Russians fear poverty more than war recent poll shows
Independent polling agency, the Levada Center, asked Russian citizens to rate how much they fear various possible events, from unemployment to death. On average anxiety levels on a range of issue are down, with the fear of a global military conflict apparently the least worrying.
The biggest angst currently bothering Russians is that their children or relatives could fall ill (3.93 points on a 5-point scale). Anxiety about their own health comes next with 3.28 points, while worry over poverty is down in third place with 3.21 points. Disquiet regards a new world war came fourth with 3.16 points, and the fear of death trailed in fifth with 2,98 points.
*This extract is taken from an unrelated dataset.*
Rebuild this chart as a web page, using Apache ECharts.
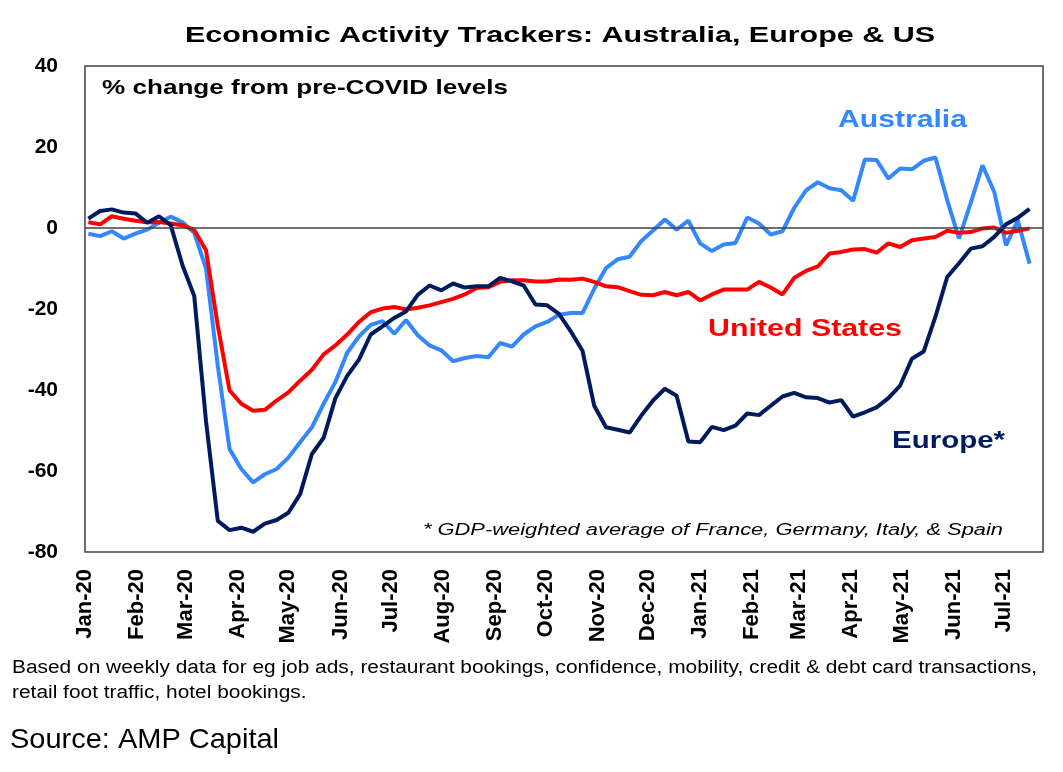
<!DOCTYPE html>
<html>
<head>
<meta charset="utf-8">
<title>Economic Activity Trackers: Australia, Europe & US</title>
<script src="https://cdn.jsdelivr.net/npm/echarts@6/dist/echarts.min.js"></script>
<style>
  html, body { margin: 0; padding: 0; background: #fff; }
  #chart { width: 1063px; height: 772px; }
</style>
</head>
<body>
<div id="chart"></div>
<script>
// weekly readings, % change from pre-COVID levels (first week ending 3 Jan 2020)
const firstWeek = Date.UTC(2020, 0, 3);
const australia = [
  -1.4, -2.0, -0.8, -2.6, -1.4, -0.4, 1.3, 2.8, 1.4, -1.2,
  -10.0, -34.0, -54.6, -59.5, -62.8, -60.8, -59.5, -56.7, -52.9, -49.2,
  -43.4, -38.0, -30.8, -26.8, -23.9, -23.0, -26.1, -22.7, -26.5, -29.0,
  -30.2, -32.9, -32.1, -31.6, -31.9, -28.4, -29.3, -26.3, -24.3, -23.2,
  -21.4, -21.0, -21.0, -15.0, -9.9, -7.7, -7.1, -3.2, -0.6, 2.1,
  -0.4, 1.8, -3.8, -5.7, -4.1, -3.7, 2.6, 1.1, -1.6, -0.8,
  5.0, 9.3, 11.3, 9.8, 9.3, 6.7, 16.9, 16.8, 12.2, 14.7,
  14.5, 16.6, 17.4, 6.9, -2.6, 6.2, 15.5, 8.9, -4.3, 1.9,
  -8.8
];
const unitedStates = [
  1.4, 0.9, 2.9, 2.3, 1.8, 1.4, 1.5, 1.1, 0.7, -0.5,
  -5.5, -24.1, -40.1, -43.4, -45.1, -44.9, -42.6, -40.6, -37.7, -35.0,
  -31.2, -29.0, -26.3, -23.2, -20.8, -19.9, -19.5, -20.1, -19.7, -19.1,
  -18.3, -17.5, -16.4, -14.8, -14.6, -13.3, -12.9, -12.9, -13.2, -13.2,
  -12.7, -12.8, -12.5, -13.3, -14.4, -14.6, -15.6, -16.5, -16.6, -15.8,
  -16.6, -15.8, -17.9, -16.4, -15.2, -15.2, -15.2, -13.3, -14.7, -16.4,
  -12.3, -10.6, -9.5, -6.3, -5.9, -5.3, -5.2, -6.1, -3.8, -4.7,
  -3.0, -2.6, -2.2, -0.7, -1.2, -1.0, -0.1, 0.1, -1.2, -0.7,
  -0.1
];
const europe = [
  2.3, 4.2, 4.6, 3.8, 3.6, 1.3, 2.9, 0.7, -9.2, -16.8,
  -47.7, -72.3, -74.6, -74.0, -75.0, -73.0, -72.1, -70.3, -65.7, -55.8,
  -51.8, -42.0, -36.5, -32.5, -26.3, -24.3, -22.2, -20.6, -16.5, -14.2,
  -15.4, -13.7, -14.7, -14.4, -14.4, -12.3, -13.2, -14.2, -18.9, -19.1,
  -21.2, -25.5, -30.3, -43.9, -49.2, -49.8, -50.5, -46.3, -42.6, -39.7,
  -41.4, -52.7, -52.9, -49.1, -49.9, -48.8, -45.8, -46.2, -43.9, -41.6,
  -40.7, -41.8, -42.0, -43.1, -42.5, -46.6, -45.5, -44.3, -42.0, -38.9,
  -32.3, -30.5, -21.9, -12.1, -8.7, -5.1, -4.5, -2.2, 0.9, 2.5,
  4.7
];
const monthNames = ['Jan', 'Feb', 'Mar', 'Apr', 'May', 'Jun', 'Jul', 'Aug', 'Sep', 'Oct', 'Nov', 'Dec'];
const yTicks = [-80, -60, -40, -20, 0, 20, 40];

const DAY = 24 * 3600 * 1000;
const FONT = '"Liberation Sans", Arial, Helvetica, sans-serif';

function weekly(values) {
  return values.map((v, i) => [firstWeek + i * 7 * DAY, v]);
}

function monthLabel(value) {
  const d = new Date(value);
  if (d.getUTCDate() !== 1) return '';
  return monthNames[d.getUTCMonth()] + '-' + String(d.getUTCFullYear()).slice(2);
}

// the original text is drawn wider than plain Arial, so stretch each line to its width
const measureCtx = document.createElement('canvas').getContext('2d');
function textItem(text, left, midY, size, opts) {
  opts = opts || {};
  const weight = opts.weight || 'normal';
  const style = opts.italic ? 'italic' : 'normal';
  measureCtx.font = style + ' ' + weight + ' ' + size + 'px ' + FONT;
  const natural = measureCtx.measureText(text).width;
  return {
    type: 'text',
    x: left,
    y: midY,
    scaleX: opts.width ? opts.width / natural : (opts.scaleX || 1),
    z: 100,
    silent: true,
    style: {
      text: text,
      fill: opts.color || '#000',
      fontSize: size,
      fontWeight: weight,
      fontStyle: style,
      fontFamily: FONT,
      align: 'left',
      verticalAlign: 'middle',
      textAlign: 'left',
      textVerticalAlign: 'middle'
    }
  };
}

const chart = echarts.init(document.getElementById('chart'), null, { renderer: 'canvas' });

const noteLine1 = 'Based on weekly data for eg job ads, restaurant bookings, confidence, mobility, credit & debt card transactions,';
measureCtx.font = 'normal normal 18px ' + FONT;
const noteStretch = 1025 / measureCtx.measureText(noteLine1).width;

const option = {
  useUTC: true,
  animation: false,
  backgroundColor: '#fff',
  grid: {
    left: 85,
    right: 20,
    top: 66,
    bottom: 220,
    show: true,
    borderColor: '#404040',
    borderWidth: 1.5,
    backgroundColor: 'transparent'
  },
  xAxis: {
    type: 'time',
    min: Date.UTC(2020, 0, 1),
    max: Date.UTC(2021, 6, 24),
    minInterval: 28 * DAY,
    maxInterval: 31 * DAY,
    axisLine: { show: false },
    axisTick: { show: false },
    splitLine: { show: false },
    axisLabel: {
      rotate: 90,
      margin: 17,
      fontSize: 22,
      fontWeight: 'bold',
      fontFamily: FONT,
      color: '#000',
      hideOverlap: false,
      formatter: monthLabel
    }
  },
  yAxis: {
    type: 'value',
    min: yTicks[0],
    max: yTicks[yTicks.length - 1],
    interval: 20,
    axisLine: { show: false },
    axisTick: { show: false },
    splitLine: { show: false },
    axisLabel: {
      margin: 27,
      fontSize: 21,
      fontWeight: 'bold',
      fontFamily: FONT,
      color: '#000'
    }
  },
  series: [
    {
      name: 'Australia',
      type: 'line',
      data: weekly(australia),
      symbol: 'none',
      lineStyle: { color: '#3388ff', width: 4 },
      itemStyle: { color: '#3388ff' },
      silent: true,
      markLine: {
        silent: true,
        symbol: ['none', 'none'],
        label: { show: false },
        lineStyle: { color: '#404040', width: 1.5, type: 'solid' },
        data: [{ yAxis: 0 }]
      }
    },
    {
      name: 'United States',
      type: 'line',
      data: weekly(unitedStates),
      symbol: 'none',
      lineStyle: { color: '#ff0000', width: 4 },
      itemStyle: { color: '#ff0000' },
      silent: true
    },
    {
      name: 'Europe*',
      type: 'line',
      data: weekly(europe),
      symbol: 'none',
      lineStyle: { color: '#001a5e', width: 4 },
      itemStyle: { color: '#001a5e' },
      silent: true
    }
  ],
  graphic: [
    textItem('Economic Activity Trackers: Australia, Europe & US', 185, 36, 22, { weight: 'bold', width: 750 }),
    textItem('% change from pre-COVID levels', 102, 88, 21, { weight: 'bold', width: 406 }),
    textItem('Australia', 838, 121, 23, { weight: 'bold', width: 129, color: '#3388ff' }),
    textItem('United States', 708, 330, 23, { weight: 'bold', width: 194, color: '#ff0000' }),
    textItem('Europe*', 892, 442, 23, { weight: 'bold', width: 113, color: '#001a5e' }),
    textItem('* GDP-weighted average of France, Germany, Italy, & Spain', 423, 531, 16, { italic: true, width: 580 }),
    textItem(noteLine1, 12, 668, 18, { scaleX: noteStretch }),
    textItem('retail foot traffic, hotel bookings.', 12, 693, 18, { scaleX: noteStretch }),
    textItem('Source: AMP Capital', 10, 740, 28, { width: 269 })
  ]
};

chart.setOption(option);
</script>
</body>
</html>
Deputy director of the Levada Center, Anatoly Grazhdankin, told the Izvestia daily that the fear of a world war had dropped from second to fourth place in the rating since last year. The researcher said the fall in anxiety might be connected with the change of the political situation near Russia’s western borders, with active combat taking place in Donetsk and Lugansk regions in southeastern Ukraine. As the war in Donbass has abated slightly, the fear of war in Russia has also subsided, along with other causes of anxiety.
Grazhdankin added that Russians had more confidence in stability inside the country, compared to 2012 when its street protests perpetuated worries into 2013.
Despite the significant depreciation of the ruble and a hike in inflation, the fear of loss of personal savings was also waning in 2015 compared to 2013 and 2014 (2.58 points versus 2.87 and 2.8). The fear of unemployment was also down to 2.67 points from 2.71 in 2014 and 2.93 in 2013.
Russian state statistics agency Rosstat released its own report on Wednesday saying consumer prices in the country have risen by 9.4 percent since the beginning of the year, compared to a 5.6-percent rise over the same period in 2014. The number of poor people in the country has increased and the number of the rich has decreased, the report reads.
In June this year, Deputy Prime Minister Olga Golodets said in a television interview that the number of people living below the official poverty threshold (9,662 rubles or about $150 per month) had reached a record 22 million. The official called the situation critical but noted the figures could be distorted - of 75 million Russians of working age, only 48 million were registered as tax-paying participants in the labor market.